Tech began awarding the honorary “mistress of patience” degree around 1946 to recognize the efforts of women who provided support—financial, academic, emotional—to their enrolled husbands. For a time, it was one of very few degrees women could obtain from the Institute: Although female students had first been admitted to the Evening School of Commerce in the late 1910s, women weren’t allowed to officially enroll at the Institute until 1952, and some programs held out on matriculating female students until 1968.
According to Marilyn Somers, Director of the Alumni Association’s Living History program, male students could apply through the dean of students’ office to see that their wives received the mistress of patience degree. Incomplete records were kept as to how many were given and to whom, though it’s known that Blake R. Van Leer was the first president to confer the honors. “President Harrison apparently signed some, too,” Somers says, “but the demand for them faded and they stopped being available.”
From afar, the mistress of patience degree resembles a normal Tech diploma, but up close, key differences are clear.
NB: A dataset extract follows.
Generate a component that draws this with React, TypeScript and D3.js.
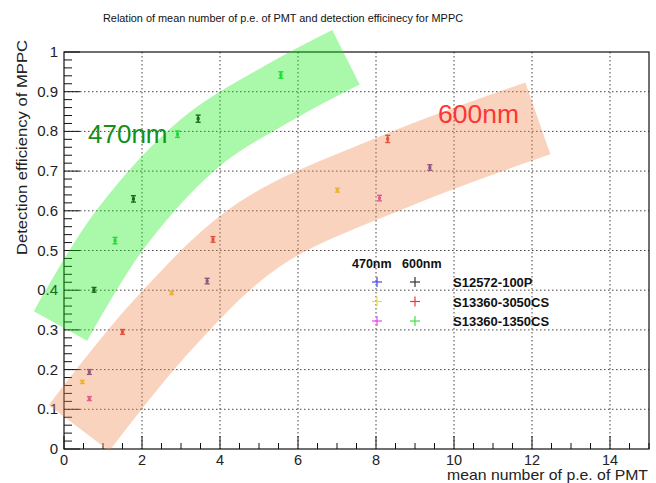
import React from "react";
import * as d3 from "d3";

const TITLE = "Relation of mean number of p.e. of PMT and detection efficinecy for MPPC";
const X_TITLE = "mean number of p.e. of PMT";
const Y_TITLE = "Detection efficiency of MPPC";

const X_TICKS = [0, 2, 4, 6, 8, 10, 12, 14];
const Y_TICKS = [0, 0.1, 0.2, 0.3, 0.4, 0.5, 0.6, 0.7, 0.8, 0.9, 1];

// series: [x, y, err]
const S12572_600 = [[0.77, 0.401, 0.006], [1.78, 0.63, 0.008], [3.44, 0.832, 0.009]];
const S1350_600 = [[1.31, 0.525, 0.008], [2.91, 0.793, 0.008], [5.56, 0.942, 0.008]];
const S3050_600 = [[1.5, 0.295, 0.006], [3.82, 0.528, 0.007], [8.3, 0.781, 0.009]];
const S3050_470 = [[0.47, 0.169, 0.004], [2.76, 0.393, 0.004], [7.01, 0.652, 0.005]];
const S12572_470 = [[0.65, 0.194, 0.006], [3.67, 0.423, 0.007], [9.38, 0.709, 0.007]];
const S1350_470 = [[0.65, 0.127, 0.005], [8.09, 0.632, 0.007]];

const SERIES = [
  { data: S12572_600, color: "#1d2a1d" },
  { data: S1350_600, color: "#22d84a" },
  { data: S3050_600, color: "#d83535" },
  { data: S3050_470, color: "#e6cf22" },
  { data: S12572_470, color: "#5a3c9c" },
  { data: S1350_470, color: "#dc45b8" },
];

// decorative bands (centerlines in data units)
const GREEN_BAND = [[-0.09, 0.31], [1.44, 0.553], [3.49, 0.771], [5.54, 0.899], [7.23, 0.987]];
const SALMON_BAND = [[0.385, 0.053], [2.6, 0.32], [5.0, 0.54], [8.5, 0.7], [12.15, 0.833]];

const LEGEND_ROWS = ["S12572-100P", "S13360-3050CS", "S13360-1350CS"];
const LEGEND_470 = ["#4a46ee", "#e4e436", "#ee46ee"];
const LEGEND_600 = ["#333333", "#ee3a3a", "#46dd46"];

const W = 656, H = 483;
const L = 64, R = 649, T = 52, B = 449;

export default function App() {
  const x = d3.scaleLinear().domain([0, 15]).range([L, R]);
  const y = d3.scaleLinear().domain([0, 1]).range([B, T]);
  const line = d3.line<number[]>().x((d) => x(d[0])).y((d) => y(d[1])).curve(d3.curveCatmullRom.alpha(0.5));

  const xMinor = d3.range(0, 15.01, 0.5);
  const yMinor = d3.range(0, 1.001, 0.02);
  const font = "'Liberation Sans', Arial, Helvetica, sans-serif";

  return (
    <svg width={W} height={H} style={{ position: "absolute", left: 0, top: 0, background: "#fff" }} fontFamily={font}>
      <rect x={0} y={0} width={W} height={H} fill="#fff" />
      {/* grid */}
      {X_TICKS.filter((t) => t > 0).map((t) => (
        <line key={"gx" + t} x1={x(t)} x2={x(t)} y1={T} y2={B} stroke="#444" strokeWidth={1} strokeDasharray="1.5 2.5" />
      ))}
      {Y_TICKS.filter((t) => t > 0 && t < 1).map((t) => (
        <line key={"gy" + t} x1={L} x2={R} y1={y(t)} y2={y(t)} stroke="#444" strokeWidth={1} strokeDasharray="1.5 2.5" />
      ))}
      {/* frame */}
      <rect x={L} y={T} width={R - L} height={B - T} fill="none" stroke="#111" strokeWidth={1.2} />
      {/* ticks */}
      {xMinor.map((t, i) => {
        const major = Math.abs(t / 2 - Math.round(t / 2)) < 1e-6;
        return <line key={"xt" + i} x1={x(t)} x2={x(t)} y1={B} y2={B - (major ? 13 : 6)} stroke="#111" strokeWidth={1} />;
      })}
      {yMinor.map((t, i) => {
        const major = Math.abs(t * 10 - Math.round(t * 10)) < 1e-6;
        return <line key={"yt" + i} x1={L} x2={L + (major ? 16 : 8)} y1={y(t)} y2={y(t)} stroke="#111" strokeWidth={1} />;
      })}
      {/* tick labels */}
      {X_TICKS.map((t) => (
        <text key={"xl" + t} x={x(t)} y={465} fontSize={14.5} textAnchor="middle" fill="#222">{t}</text>
      ))}
      {Y_TICKS.map((t) => (
        <text key={"yl" + t} x={58} y={y(t) + 5} fontSize={15} textAnchor="end" fill="#222">{d3.format("~g")(t)}</text>
      ))}
      {/* titles */}
      <text x={103} y={22} fontSize={11.5} textLength={360} lengthAdjust="spacingAndGlyphs" fill="#111">{TITLE}</text>
      <text x={447} y={480} fontSize={14.5} textLength={201} lengthAdjust="spacingAndGlyphs" fill="#222">{X_TITLE}</text>
      <text transform="translate(27,255) rotate(-90)" fontSize={15} textLength={215} lengthAdjust="spacingAndGlyphs" fill="#222">{Y_TITLE}</text>
      {/* data */}
      {SERIES.map((s, si) =>
        s.data.map((d, i) => {
          const cx = x(d[0]);
          const y1 = y(d[1] + d[2]);
          const y2 = y(d[1] - d[2]);
          return (
            <g key={si + "-" + i} stroke={s.color} fill={s.color}>
              <line x1={cx} x2={cx} y1={y1} y2={y2} strokeWidth={1.6} />
              <line x1={cx - 2.5} x2={cx + 2.5} y1={y1} y2={y1} strokeWidth={1.4} />
              <line x1={cx - 2.5} x2={cx + 2.5} y1={y2} y2={y2} strokeWidth={1.4} />
              <rect x={cx - 1.5} y={y(d[1]) - 1.5} width={3} height={3} stroke="none" />
            </g>
          );
        })
      )}
      {/* bands */}
      <path d={line(GREEN_BAND) || ""} fill="none" stroke="rgb(12,235,12)" strokeOpacity={0.35} strokeWidth={61} strokeLinecap="butt" />
      <path d={line(SALMON_BAND) || ""} fill="none" stroke="rgb(241,132,75)" strokeOpacity={0.36} strokeWidth={76} strokeLinecap="butt" />
      {/* band labels */}
      <text x={88} y={143} fontSize={26} fill="#14901a">470nm</text>
      <text x={438} y={123} fontSize={26.5} fill="#ff3535">600nm</text>
      {/* legend */}
      <text x={352} y={268} fontSize={12.5} fontWeight="bold" fill="#111">470nm</text>
      <text x={402} y={268} fontSize={12.5} fontWeight="bold" fill="#111">600nm</text>
      {LEGEND_ROWS.map((name, i) => {
        const ry = 282 + i * 19.5;
        return (
          <g key={name}>
            <g stroke={LEGEND_470[i]} strokeWidth={1.2}>
              <line x1={372} x2={382} y1={ry} y2={ry} />
              <line x1={377} x2={377} y1={ry - 5} y2={ry + 5} />
            </g>
            <g stroke={LEGEND_600[i]} strokeWidth={1.2}>
              <line x1={410} x2={420} y1={ry} y2={ry} />
              <line x1={415} x2={415} y1={ry - 5} y2={ry + 5} />
            </g>
            <text x={453} y={ry + 5} fontSize={13} fontWeight="bold" fill="#111">{name}</text>
          </g>
        );
      })}
    </svg>
  );
}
The bottom left-hand corner bears not the Institute’s official seal but the symbol of two rolling pins crossed over an early (very pre-Buzz) rendering of a yellow jacket.
And in lieu of the standard copy, a mistress of patience diploma declares that its recipient has “successfully persevered for many months despite the necessity of encouraging and supporting a husband, the endless unintelligible conversations concerning formulae and point averages, the excuses, the blame placed on the imaginary injustice of professors, and the long hours of burning midnight oil, and has at last accomplished the graduation of aforesaid husband.”
In a way, Colleen Johnson entered into her degree program before her husband began his. The day after she and Charles arrived in Atlanta, she picked up a copy of the Atlanta Journal and promptly found a secretarial job.
“I was able to get a little bonus right at first and so we used that and lived in the officers quarters of the Naval air station,” she remembers. “I’d come home, get out of the car, and he’d jump in the car and go down to his night studies at Georgia Tech, and that was our routine.”
During that first summer, Colleen cooked her and Charles’ meals on a one-burner hot plate in their one-bedroom apartment, where they shared a dormitory bathroom with other families on the airbase. Drawing on her secretarial experience with the U.S. Army ground forces (she’d previously worked on a weaponry project at Ft. Bragg that was so top-secret she had to remove her typewriter ribbon and stash supplies in a vault every night), she worked for the Atlanta Journal for a time, then for Coca-Cola.
“It was tight—we just had to do what we had to do,” Johnson says. “We would go to Piedmont Park and I would coach him in all of the things he needed to learn, like chemical equations, all kinds of math and English questions. I’d go over the studies with him and he remembered them by rote after two or three months of just drilling.”
It wasn’t all work, though. Charles joined Alpha Tau Omega, which “took care of the social activities.” During the couple’s first year in Atlanta, Colleen won the Blueprint’s annual “beauties of Tech” contest, that year judged by Li’l Abner creator Al Capp, and appeared in the yearbook. And she found some time to take classes herself, enrolling in music and art courses at Emory University.
After Charles’ graduation, the couple moved to Florida, where he was stationed at Tyndall Air Force Base. Johnson spent the next few years raising children and doing volunteer work. And though she took a few more art and music classes, she never earned a “real” college diploma.
Still, she’s as proud of her mistress of patience degree as any official Yellow Jacket. “The Tech experience helped me tremendously,” she says. “It gave me a place where I fit in, where I could sit in and feel part of something. It enabled me to be more of the strong individual that I’ve become.”